*TASK PROMPT*:
Beginning with the first line, set down every line through the one containing "const scaleBarLength = 20;", exactly as it appears, but not the pictures.
• • • • • • •
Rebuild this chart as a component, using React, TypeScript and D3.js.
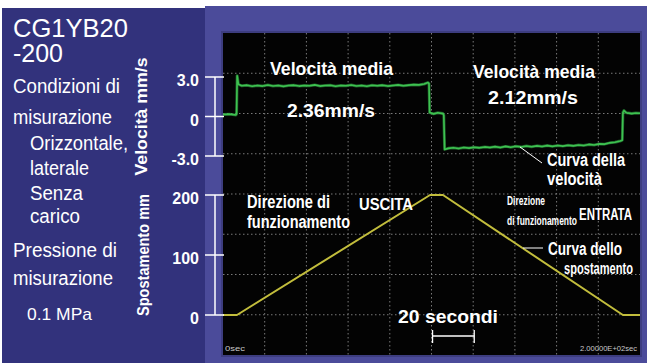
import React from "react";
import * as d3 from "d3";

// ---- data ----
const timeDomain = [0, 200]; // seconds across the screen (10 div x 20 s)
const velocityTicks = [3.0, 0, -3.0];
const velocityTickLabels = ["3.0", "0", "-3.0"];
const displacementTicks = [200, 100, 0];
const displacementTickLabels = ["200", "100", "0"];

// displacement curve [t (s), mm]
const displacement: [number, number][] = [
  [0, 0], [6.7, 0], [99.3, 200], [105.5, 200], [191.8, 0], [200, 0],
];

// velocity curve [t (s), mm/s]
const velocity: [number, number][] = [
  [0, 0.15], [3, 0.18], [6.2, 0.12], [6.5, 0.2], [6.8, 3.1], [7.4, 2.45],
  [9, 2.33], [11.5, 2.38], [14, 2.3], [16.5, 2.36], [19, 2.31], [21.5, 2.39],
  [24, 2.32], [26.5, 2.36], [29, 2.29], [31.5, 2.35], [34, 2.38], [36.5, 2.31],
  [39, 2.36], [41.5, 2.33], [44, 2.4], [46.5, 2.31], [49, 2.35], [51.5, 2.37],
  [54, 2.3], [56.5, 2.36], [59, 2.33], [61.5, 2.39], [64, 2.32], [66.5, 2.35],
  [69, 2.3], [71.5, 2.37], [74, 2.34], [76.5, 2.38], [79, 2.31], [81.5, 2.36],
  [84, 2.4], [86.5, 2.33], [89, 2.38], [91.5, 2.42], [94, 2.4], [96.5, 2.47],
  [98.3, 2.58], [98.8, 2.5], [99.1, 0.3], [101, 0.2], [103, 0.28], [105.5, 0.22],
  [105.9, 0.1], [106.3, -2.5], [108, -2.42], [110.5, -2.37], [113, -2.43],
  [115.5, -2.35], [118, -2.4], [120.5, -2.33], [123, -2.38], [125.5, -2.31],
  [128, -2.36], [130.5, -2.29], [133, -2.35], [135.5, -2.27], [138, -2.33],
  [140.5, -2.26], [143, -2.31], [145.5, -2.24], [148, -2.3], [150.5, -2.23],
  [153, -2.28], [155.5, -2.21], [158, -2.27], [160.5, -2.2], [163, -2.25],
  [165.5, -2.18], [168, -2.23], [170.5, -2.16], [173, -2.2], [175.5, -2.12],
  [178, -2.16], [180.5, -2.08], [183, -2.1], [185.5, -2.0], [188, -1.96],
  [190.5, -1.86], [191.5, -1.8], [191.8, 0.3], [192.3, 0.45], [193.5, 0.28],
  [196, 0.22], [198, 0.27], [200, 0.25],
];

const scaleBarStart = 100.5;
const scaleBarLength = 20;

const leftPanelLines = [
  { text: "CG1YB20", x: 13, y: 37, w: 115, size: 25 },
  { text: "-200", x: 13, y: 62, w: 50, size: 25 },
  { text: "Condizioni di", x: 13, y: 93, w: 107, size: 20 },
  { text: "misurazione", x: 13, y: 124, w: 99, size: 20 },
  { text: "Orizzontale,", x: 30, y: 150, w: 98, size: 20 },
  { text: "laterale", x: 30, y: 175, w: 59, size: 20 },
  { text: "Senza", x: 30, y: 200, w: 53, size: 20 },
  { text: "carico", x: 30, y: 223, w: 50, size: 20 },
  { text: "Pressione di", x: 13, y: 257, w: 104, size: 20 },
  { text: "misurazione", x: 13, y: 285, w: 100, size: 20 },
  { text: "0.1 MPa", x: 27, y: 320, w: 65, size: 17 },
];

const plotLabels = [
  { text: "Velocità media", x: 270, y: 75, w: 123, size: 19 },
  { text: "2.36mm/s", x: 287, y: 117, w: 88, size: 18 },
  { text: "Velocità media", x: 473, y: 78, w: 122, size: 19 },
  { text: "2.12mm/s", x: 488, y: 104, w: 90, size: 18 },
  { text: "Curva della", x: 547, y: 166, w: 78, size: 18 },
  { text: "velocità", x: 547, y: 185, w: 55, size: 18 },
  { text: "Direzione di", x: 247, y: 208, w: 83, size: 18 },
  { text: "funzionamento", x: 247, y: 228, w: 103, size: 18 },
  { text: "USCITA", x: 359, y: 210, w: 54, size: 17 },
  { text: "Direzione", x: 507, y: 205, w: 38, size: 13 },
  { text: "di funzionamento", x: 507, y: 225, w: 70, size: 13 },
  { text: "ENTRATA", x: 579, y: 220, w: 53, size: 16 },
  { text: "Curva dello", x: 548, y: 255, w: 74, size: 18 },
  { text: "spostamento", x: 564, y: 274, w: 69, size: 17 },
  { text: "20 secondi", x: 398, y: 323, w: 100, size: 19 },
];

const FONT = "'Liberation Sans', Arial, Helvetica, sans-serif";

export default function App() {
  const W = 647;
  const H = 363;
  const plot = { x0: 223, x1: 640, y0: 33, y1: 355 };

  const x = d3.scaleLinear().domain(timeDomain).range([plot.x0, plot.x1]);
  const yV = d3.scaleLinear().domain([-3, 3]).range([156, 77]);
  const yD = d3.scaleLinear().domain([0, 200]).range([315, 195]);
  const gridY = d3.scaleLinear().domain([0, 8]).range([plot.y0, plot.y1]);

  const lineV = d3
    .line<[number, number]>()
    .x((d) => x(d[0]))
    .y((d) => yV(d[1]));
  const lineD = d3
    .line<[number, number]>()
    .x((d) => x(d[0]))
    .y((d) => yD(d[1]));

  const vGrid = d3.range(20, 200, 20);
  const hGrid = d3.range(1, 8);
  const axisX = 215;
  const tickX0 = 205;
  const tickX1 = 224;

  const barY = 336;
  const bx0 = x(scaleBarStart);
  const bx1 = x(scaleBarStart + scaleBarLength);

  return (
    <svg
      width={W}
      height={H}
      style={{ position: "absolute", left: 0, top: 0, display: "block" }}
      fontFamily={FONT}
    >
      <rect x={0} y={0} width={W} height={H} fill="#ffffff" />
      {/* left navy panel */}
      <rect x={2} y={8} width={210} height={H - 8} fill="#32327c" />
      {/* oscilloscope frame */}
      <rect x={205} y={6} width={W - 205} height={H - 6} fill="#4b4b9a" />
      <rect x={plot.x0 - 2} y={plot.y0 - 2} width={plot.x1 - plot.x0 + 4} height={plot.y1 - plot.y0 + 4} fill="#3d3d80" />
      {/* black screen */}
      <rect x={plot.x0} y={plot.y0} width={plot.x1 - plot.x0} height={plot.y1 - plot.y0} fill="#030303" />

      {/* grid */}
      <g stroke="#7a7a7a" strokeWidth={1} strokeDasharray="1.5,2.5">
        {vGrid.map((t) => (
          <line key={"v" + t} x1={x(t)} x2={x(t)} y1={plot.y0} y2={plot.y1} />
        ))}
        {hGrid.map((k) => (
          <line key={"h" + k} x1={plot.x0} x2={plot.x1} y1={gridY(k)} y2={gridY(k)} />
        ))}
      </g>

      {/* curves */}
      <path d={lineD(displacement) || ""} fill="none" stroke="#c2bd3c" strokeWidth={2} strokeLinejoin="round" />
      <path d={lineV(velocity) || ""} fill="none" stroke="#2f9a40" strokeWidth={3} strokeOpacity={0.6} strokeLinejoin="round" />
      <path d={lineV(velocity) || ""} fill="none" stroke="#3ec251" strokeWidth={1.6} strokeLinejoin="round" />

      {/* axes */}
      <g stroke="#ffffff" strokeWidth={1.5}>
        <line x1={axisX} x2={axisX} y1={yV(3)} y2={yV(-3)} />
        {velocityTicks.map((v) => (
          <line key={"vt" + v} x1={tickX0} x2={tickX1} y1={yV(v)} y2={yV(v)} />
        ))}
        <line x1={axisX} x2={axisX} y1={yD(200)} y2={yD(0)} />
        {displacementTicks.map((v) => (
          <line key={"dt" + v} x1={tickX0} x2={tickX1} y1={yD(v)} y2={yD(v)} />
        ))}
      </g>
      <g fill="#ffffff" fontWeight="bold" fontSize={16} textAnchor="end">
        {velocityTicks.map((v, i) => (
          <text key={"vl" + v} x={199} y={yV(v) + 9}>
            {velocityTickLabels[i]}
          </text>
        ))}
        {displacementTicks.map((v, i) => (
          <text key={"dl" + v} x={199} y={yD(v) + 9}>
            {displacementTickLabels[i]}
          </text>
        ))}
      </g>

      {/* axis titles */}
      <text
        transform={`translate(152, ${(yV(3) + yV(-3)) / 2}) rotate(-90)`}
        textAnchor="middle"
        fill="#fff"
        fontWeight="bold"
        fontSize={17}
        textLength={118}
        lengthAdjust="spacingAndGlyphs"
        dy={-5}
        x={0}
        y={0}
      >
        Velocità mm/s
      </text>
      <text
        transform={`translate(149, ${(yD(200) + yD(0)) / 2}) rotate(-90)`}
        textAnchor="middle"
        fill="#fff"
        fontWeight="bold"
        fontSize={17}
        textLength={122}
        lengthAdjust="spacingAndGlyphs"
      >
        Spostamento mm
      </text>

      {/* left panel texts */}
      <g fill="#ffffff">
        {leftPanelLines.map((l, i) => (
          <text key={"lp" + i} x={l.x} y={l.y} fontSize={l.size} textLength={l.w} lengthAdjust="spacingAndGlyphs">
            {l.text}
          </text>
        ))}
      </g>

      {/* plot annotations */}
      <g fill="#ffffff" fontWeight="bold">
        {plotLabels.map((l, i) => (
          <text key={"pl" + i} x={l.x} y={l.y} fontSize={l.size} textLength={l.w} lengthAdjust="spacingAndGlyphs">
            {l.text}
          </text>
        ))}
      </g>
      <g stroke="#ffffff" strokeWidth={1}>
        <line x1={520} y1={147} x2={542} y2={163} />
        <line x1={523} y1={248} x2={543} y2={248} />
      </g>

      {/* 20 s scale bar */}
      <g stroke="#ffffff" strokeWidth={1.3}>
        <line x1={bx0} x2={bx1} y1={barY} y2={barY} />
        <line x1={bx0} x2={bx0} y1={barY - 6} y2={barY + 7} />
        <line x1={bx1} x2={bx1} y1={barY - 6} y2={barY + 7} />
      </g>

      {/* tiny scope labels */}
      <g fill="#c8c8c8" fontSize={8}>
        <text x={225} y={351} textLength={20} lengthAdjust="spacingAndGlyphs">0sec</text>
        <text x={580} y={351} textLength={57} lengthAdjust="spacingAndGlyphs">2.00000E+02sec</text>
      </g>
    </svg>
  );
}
• • • • • • •
*RESULT FOR THIS EXERCISE*:
Rebuild this chart as a component, using React, TypeScript and D3.js.
import React from "react";
import * as d3 from "d3";

// ---- data ----
const timeDomain = [0, 200]; // seconds across the screen (10 div x 20 s)
const velocityTicks = [3.0, 0, -3.0];
const velocityTickLabels = ["3.0", "0", "-3.0"];
const displacementTicks = [200, 100, 0];
const displacementTickLabels = ["200", "100", "0"];

// displacement curve [t (s), mm]
const displacement: [number, number][] = [
  [0, 0], [6.7, 0], [99.3, 200], [105.5, 200], [191.8, 0], [200, 0],
];

// velocity curve [t (s), mm/s]
const velocity: [number, number][] = [
  [0, 0.15], [3, 0.18], [6.2, 0.12], [6.5, 0.2], [6.8, 3.1], [7.4, 2.45],
  [9, 2.33], [11.5, 2.38], [14, 2.3], [16.5, 2.36], [19, 2.31], [21.5, 2.39],
  [24, 2.32], [26.5, 2.36], [29, 2.29], [31.5, 2.35], [34, 2.38], [36.5, 2.31],
  [39, 2.36], [41.5, 2.33], [44, 2.4], [46.5, 2.31], [49, 2.35], [51.5, 2.37],
  [54, 2.3], [56.5, 2.36], [59, 2.33], [61.5, 2.39], [64, 2.32], [66.5, 2.35],
  [69, 2.3], [71.5, 2.37], [74, 2.34], [76.5, 2.38], [79, 2.31], [81.5, 2.36],
  [84, 2.4], [86.5, 2.33], [89, 2.38], [91.5, 2.42], [94, 2.4], [96.5, 2.47],
  [98.3, 2.58], [98.8, 2.5], [99.1, 0.3], [101, 0.2], [103, 0.28], [105.5, 0.22],
  [105.9, 0.1], [106.3, -2.5], [108, -2.42], [110.5, -2.37], [113, -2.43],
  [115.5, -2.35], [118, -2.4], [120.5, -2.33], [123, -2.38], [125.5, -2.31],
  [128, -2.36], [130.5, -2.29], [133, -2.35], [135.5, -2.27], [138, -2.33],
  [140.5, -2.26], [143, -2.31], [145.5, -2.24], [148, -2.3], [150.5, -2.23],
  [153, -2.28], [155.5, -2.21], [158, -2.27], [160.5, -2.2], [163, -2.25],
  [165.5, -2.18], [168, -2.23], [170.5, -2.16], [173, -2.2], [175.5, -2.12],
  [178, -2.16], [180.5, -2.08], [183, -2.1], [185.5, -2.0], [188, -1.96],
  [190.5, -1.86], [191.5, -1.8], [191.8, 0.3], [192.3, 0.45], [193.5, 0.28],
  [196, 0.22], [198, 0.27], [200, 0.25],
];

const scaleBarStart = 100.5;
const scaleBarLength = 20;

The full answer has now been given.